Frente al argumento que le presentan, Jesús responde:
«En este mundo los hombres y las mujeres se casan, pero los que sean juzgados dignos de participar del mundo futuro y de la resurrección, no se casarán. Ya no pueden morir, porque son semejantes a los ángeles y son hijos de Dios, al ser hijos de la resurrección.
Los saduceos presentan como absurda la idea de una resurrección, porque imaginan la vida eterna como una prolongación de la que conocemos; por eso preguntan cómo se definiría la situación de esa mujer que estuvo casada con siete hermanos, sin haber dado descendencia a ninguno de ellos.
Jesús hace ver que la resurrección es la entrada en otra forma de vida, donde los hombres y las mujeres “no se casarán”. El “dejar descendencia” -al que apuntaba la ley del levirato- la procreación, como una forma de prolongación de la propia vida, ya no tendrá sentido, precisamente porque no existirá la muerte. La relación matrimonial cederá su lugar a un nuevo nivel de relaciones interpersonales, la relación fraterna de los hijos e hijas de Dios. La paternidad divina reemplaza los parentescos humanos y une a todos en el amor de Dios.

No hay que soslayar la referencia al juicio final: la participación de la resurrección es para “los que sean juzgados dignos”.

Notemos también la expresión “hijos de la resurrección”. La referencia es siempre la resurrección de Jesús. Serán hijos de la resurrección quienes lleguen a participar de la resurrección de Jesús, pasando por unirse a Él en la muerte. San Pablo lo expresa en pocas palabras:
“Si morimos con Él, viviremos con Él” (2 Timoteo 2,11)
Jesús concluye el debate reafirmando la fe en la resurrección.

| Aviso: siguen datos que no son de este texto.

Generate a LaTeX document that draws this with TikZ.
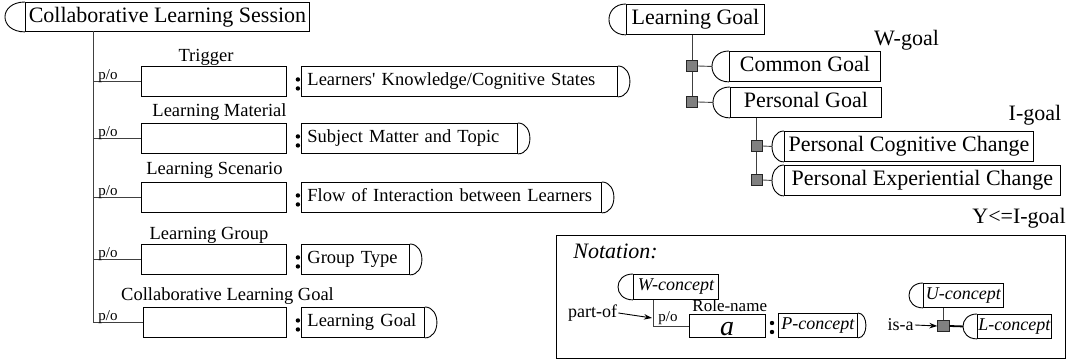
\documentclass[tikz,border=0pt]{standalone}
\usepackage{fontspec}
\setmainfont{Liberation Serif}[Ligatures=TeXOff]
\usetikzlibrary{calc,arrows.meta}
\begin{document}
\begin{tikzpicture}[x=1pt,y=-1pt, line width=0.9pt,
  conn/.style={draw=black!75, line width=0.9pt},
  box/.style={draw, anchor=north west, inner sep=0pt},
  big/.style={font=\fontsize{22}{24}\selectfont, text height=15pt, text depth=4.5pt},
  mid/.style={font=\fontsize{18.5}{20}\selectfont, text height=12.5pt, text depth=4pt},
  itf/.style={font=\fontsize{18}{20}\selectfont\itshape, text height=12pt, text depth=4pt},
  lbl/.style={font=\fontsize{18.5}{20}\selectfont, anchor=base, inner sep=0pt},
  small/.style={font=\fontsize{15}{16}\selectfont, anchor=base west, inner sep=0pt},
  vbox/.style={box, mid, align=left, inner xsep=6pt, minimum height=30},
  rbox/.style={box, minimum width=145, minimum height=30},
  sq/.style={draw=black!85, fill=black!50, minimum size=11, inner sep=0pt, line width=0.8pt},
  dotc/.style={fill, circle, inner sep=0pt, minimum size=4.4},
  arr/.style={-{Stealth[length=8pt,width=5.5pt]}, line width=0.9pt},
]
\useasboundingbox (0,0) rectangle (1068,363);

% ---------- left part ----------
\node[box, big, minimum width=284, minimum height=29] (cls) at (25,2) {Collaborative Learning Session};
\draw (cls.north west) .. controls +(-26.7,0) and +(-26.7,0) .. (cls.south west);

\node[rbox] (r1) at (141,66) {};
\node[rbox] (r2) at (141,123) {};
\node[rbox] (r3) at (141,182) {};
\node[rbox] (r4) at (141,244) {};
\node[rbox, minimum width=143] (r5) at (143,307) {};

\node[lbl] (l1) at (206,62) {Trigger};
\node[lbl] (l2) at (219.5,117) {Learning Material};
\node[lbl] (l3) at (214.5,175) {Learning Scenario};
\node[lbl] (l4) at (209,240) {Learning Group};
\node[lbl] (l5) at (227.5,301) {Collaborative Learning Goal};

\coordinate (tk) at (93,31);
\draw[conn] (tk) -- (tk |- r5.west);
\foreach \i in {1,...,5}{
  \draw[conn] (tk |- r\i.west) -- (r\i.west);
  \node[small] (po\i) at ($(tk |- r\i.west)+(5,-1.5)$) {p/o};
  \node[dotc] (ca\i) at ($(r\i.east)+(11,-2)$) {};
  \node[dotc] (cb\i) at ($(r\i.east)+(11,7)$) {};
}

\node[vbox, text width=304] (v1) at (301,66) {Learners' Knowledge/Cognitive States};
\node[vbox, text width=204] (v2) at (301,123) {Subject Matter and Topic};
\node[vbox, text width=288] (v3) at (301,182) {Flow of Interaction between Learners};
\node[vbox, text width=96] (v4) at (301,244) {Group Type};
\node[vbox, text width=111] (v5) at (301,307) {Learning Goal};
\foreach \i in {1,...,5}{
  \draw (v\i.north east) .. controls +(16,0) and +(16,0) .. (v\i.south east);
}

% ---------- right tree ----------
\node[box, big, minimum width=138, minimum height=30] (lg) at (626,4) {Learning Goal};
\draw (lg.north west) .. controls +(-22.7,0) and +(-22.7,0) .. (lg.south west);

\node[box, big, minimum width=151, minimum height=30] (cg) at (729,51) {Common Goal};
\draw (cg.north west) .. controls +(-22.7,0) and +(-22.7,0) .. (cg.south west);
\node[box, big, minimum width=151, minimum height=30] (pg) at (730,87) {Personal Goal};
\draw (pg.north west) .. controls +(-22.7,0) and +(-22.7,0) .. (pg.south west);

\node[sq] (s1) at (692,66) {};
\node[sq] (s2) at (692,102) {};
\draw[conn] (s1 |- lg.south) -- (s1.north);
\draw[conn] (s1.south) -- (s2.north);
\draw[conn] (s1.east) -- ($(cg.west)+(-17,0)$);
\draw[conn] (s2.east) -- ($(pg.west)+(-17,0)$);

\node[box, big, minimum width=249, minimum height=30] (pcc) at (784,131) {Personal Cognitive Change};
\draw (pcc.north west) .. controls +(-16,0) and +(-16,0) .. (pcc.south west);
\node[box, big, minimum width=276, minimum height=30] (pec) at (784,165) {Personal Experiential Change};
\draw (pec.north west) .. controls +(-16,0) and +(-16,0) .. (pec.south west);

\node[sq] (s3) at (756.5,146) {};
\node[sq] (s4) at (756.5,180) {};
\draw[conn] (s3 |- pg.south) -- (s3.north);
\draw[conn] (s3.south) -- (s4.north);
\draw[conn] (s3.east) -- ($(pcc.west)+(-12,0)$);
\draw[conn] (s4.east) -- ($(pec.west)+(-12,0)$);

\node[big, inner sep=0pt] (wg) at (906.5,40) {W-goal};
\node[big, inner sep=0pt] (ig) at (1035,115) {I-goal};
\node[big, inner sep=0pt] (yg) at (1019,218) {Y<=I-goal};

% ---------- notation ----------
\node[draw, anchor=north west, minimum width=509, minimum height=123, inner sep=0pt, line width=1pt] (nbox) at (556,235) {};
\node[font=\fontsize{22}{24}\selectfont\itshape, anchor=base west, inner sep=0pt] (ntit) at (573,259) {Notation:};

\node[box, itf, minimum width=85, minimum height=25] (wc) at (633,274) {W-concept};
\draw (wc.north west) .. controls +(-20,0) and +(-20,0) .. (wc.south west);

\node[box, minimum width=76, minimum height=23] (ra) at (689,314) {};
\node[font=\fontsize{28}{28}\selectfont\itshape, anchor=base, inner sep=0pt] (ral) at (727,335) {a};
\coordinate (nc) at (653,326);
\draw[conn] (wc.south -| nc) -- (nc) -- (ra.west |- nc);
\node[small] (npo) at (658,322) {p/o};
\node[font=\fontsize{17}{18}\selectfont, anchor=base west, inner sep=0pt] (rn) at (692,312) {Role-name};

\node[font=\fontsize{18}{20}\selectfont, inner sep=1pt] (pof) at (592.5,313) {part-of};
\coordinate (pa) at (652,318);
\draw[arr] (pof.east) -- (pa);

\node[dotc] (nca) at (772,323) {};
\node[dotc] (ncb) at (772,332) {};

\node[box, itf, minimum width=79, minimum height=24] (pc) at (778,313) {P-concept};
\draw (pc.north east) .. controls +(10.7,0) and +(10.7,0) .. (pc.south east);

\node[box, itf, minimum width=80, minimum height=24] (uc) at (923,283) {U-concept};
\draw (uc.north west) .. controls +(-18.7,0) and +(-18.7,0) .. (uc.south west);
\node[box, itf, minimum width=74, minimum height=24] (lc) at (977,314) {L-concept};
\draw (lc.north west) .. controls +(-18.7,0) and +(-18.7,0) .. (lc.south west);

\node[sq, minimum size=11.5] (s5) at (943.5,326) {};
\draw[conn] (s5 |- uc.south) -- (s5.north);
\draw[line width=1.8pt] (s5.east) -- ($(lc.west)+(-14,0)$);

\node[font=\fontsize{18}{20}\selectfont, inner sep=1pt] (isa) at (900.5,325) {is-a};
\draw[arr] (isa.east) -- (s5.west);
\end{tikzpicture}
\end{document}
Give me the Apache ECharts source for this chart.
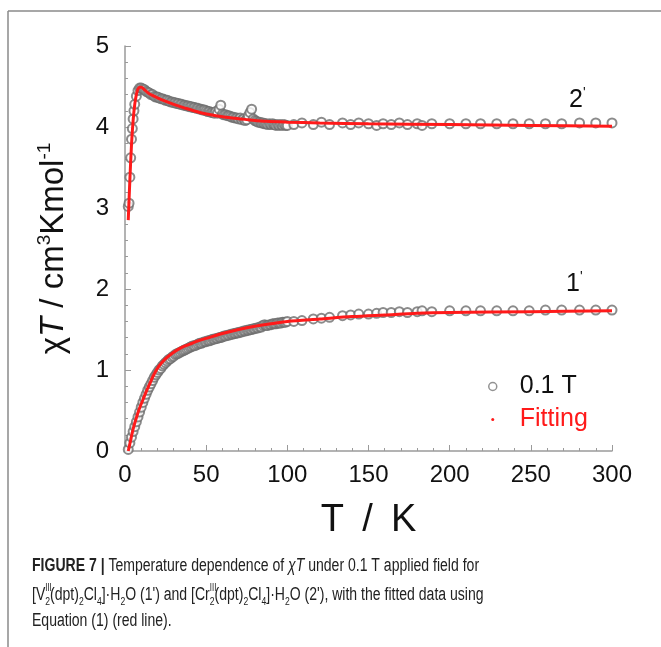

Los saduceos habían planteado su objeción basándose en una norma dada por Moisés; Jesús responde invocando también a Moisés:
Que los muertos van a resucitar, Moisés lo ha dado a entender en el pasaje de la zarza, cuando llama al Señor "el Dios de Abraham, el Dios de Isaac y el Dios de Jacob". Porque Él no es un Dios de muertos, sino de vivientes; todos, en efecto, viven para Él.
Abraham, su hijo Isaac y su nieto Jacob son los tres patriarcas fundadores del Pueblo de Dios. Ellos creyeron en las promesas de Dios. Lo que dice Jesús es que, si Dios se presenta como el Dios de Abraham, Isaac y Jacob, es porque ellos están vivos o están esperando a que Dios los levante de la muerte para entrar en la vida eterna. Aunque el creyente muere a los ojos de los hombres, vive para Dios, porque Dios, fiel a su promesa, le da vida.

Esa es la esperanza expresada en el salmo 16, que está entre las lecturas de este domingo. Dice el salmista:
yo, por tu justicia, contemplaré tu rostro,
y al despertar, me saciaré de tu presencia.
Contemplaré tu rostro: contemplaremos el rostro de Dios, el rostro del Padre que Jesús nos ha revelado. Me saciaré de tu presencia: alcanzaremos la plenitud de la felicidad, en la eternidad, en la vida en Dios.

Amigas y amigos, renovemos nuestra esperanza y nuestra confianza en el Dios de la vida y trabajemos para que, desde ahora, cada persona que viene a este mundo encuentre las posibilidades de una vida digna de quien ha sido creado por Dios, redimido por Jesucristo y, santificado por el Espíritu Santo, está llamado a compartir la eternidad de Dios.
Gracias por su atención. Que el Señor los bendiga y hasta la próxima semana si Dios quiere.